Our Nation's history provides a perspective of the struggles Americans have gone through to "form a more perfect union." Our appreciation of history has a tendency to fade over time, but sometimes important occurences seem to have been blatantly deleted from the record. At a time when corporate controlled Republicans are dominating our nation, avoiding certain areas of history is a valuable tactic. Republicans know that it would be a lot harder to stuff our nation into a political time machine and send us back a hundred years if we remembered the value of historic movements.
March 25th marks the one-hundredth anniversary of the deadly fire at New York's Triangle Shirtwaist factory where 146 of our American brothers and sisters perished due to a system of greed and negligence. At that time, there were no government regulations to enforce building codes that would have saved lives. At this factory, they didn't have a fire and sprinkler system, stairways were only two feet wide, and the fire safety doors were locked shut. The safety protections we take for granted were not available, and people died.

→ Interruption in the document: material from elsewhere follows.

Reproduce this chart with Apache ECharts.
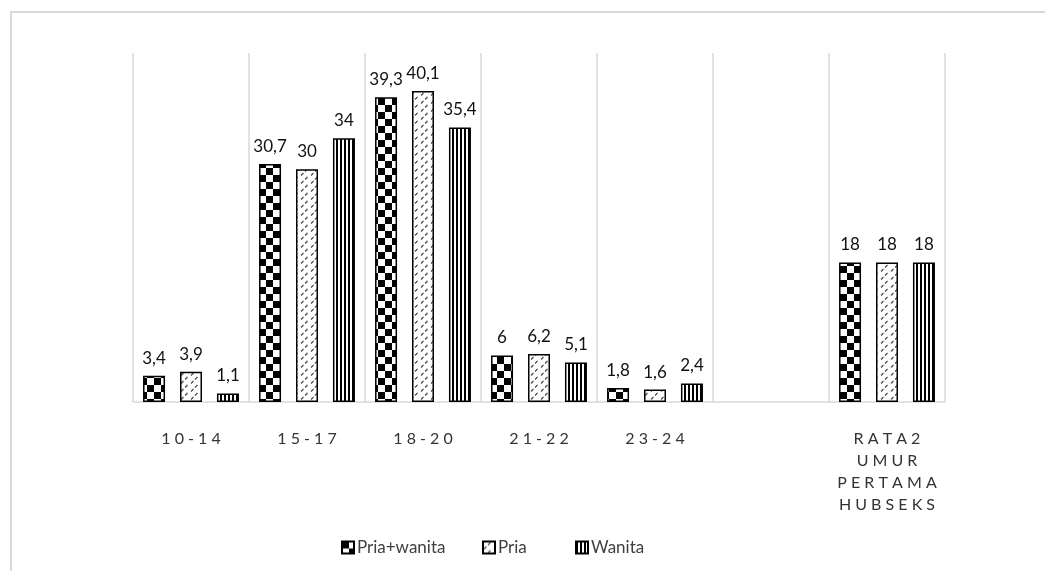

This factory was basically a sweatshop where women were forced to work seven days a week with meager pay in unsanitary working conditions. Many of the 500 women working at this sweatshop were minors. By today's standards, these working conditions are unknown here in America and are only pondered in the context of a third world country. This history provides a prime example of how powerless workers are without collective bargaining. If these women had been unionized, they would have been able to fight for better pay and safer working conditions.
This fire happened at a time when the Gilded Age was meeting the Progressive Era. Many of the women who perished were on the picket lines weeks earlier only to be defeated and sent back to their sweatshops. This tragedy caused a public outcry with over 100,000 people who took to the streets to protest not only the horrendous workplace practices at factories like Triangle, but also the corporate domination of our country. This gave birth to workers rights that as we know them today and took years of blood, sweat, and tears to make it happen.
The fruition of the fight to provide workers rights came twenty-two years later when Franklin Roosevelt, who was the sitting governor of New York at the time of the fire, became our nation's president. He appointed a firebrand labor activist and the first female Secretary of Labor, Frances Perkins, to help lead the charge. She served this post for twelve years and helped formulate the Social Security Act, unemployment insurance, the minimum wage, and legislation that provided workers the right of collective bargaining.
Republicans seeking protection for the corporations need you to forget your history. Tragedy and sacrifice like this should never be forgotten. We should always honor the sacrifices made by the women of the Triangle fire and millions of others who have fought to achieve an American standard for its working people.
In searching for justice we must always consider what is best for the masses and what is best for the powerful few. We can't sit idle at a time when we are facing a level of corporate domination that we haven't seen since the Triangle fire. Get involved. Get up and fight back!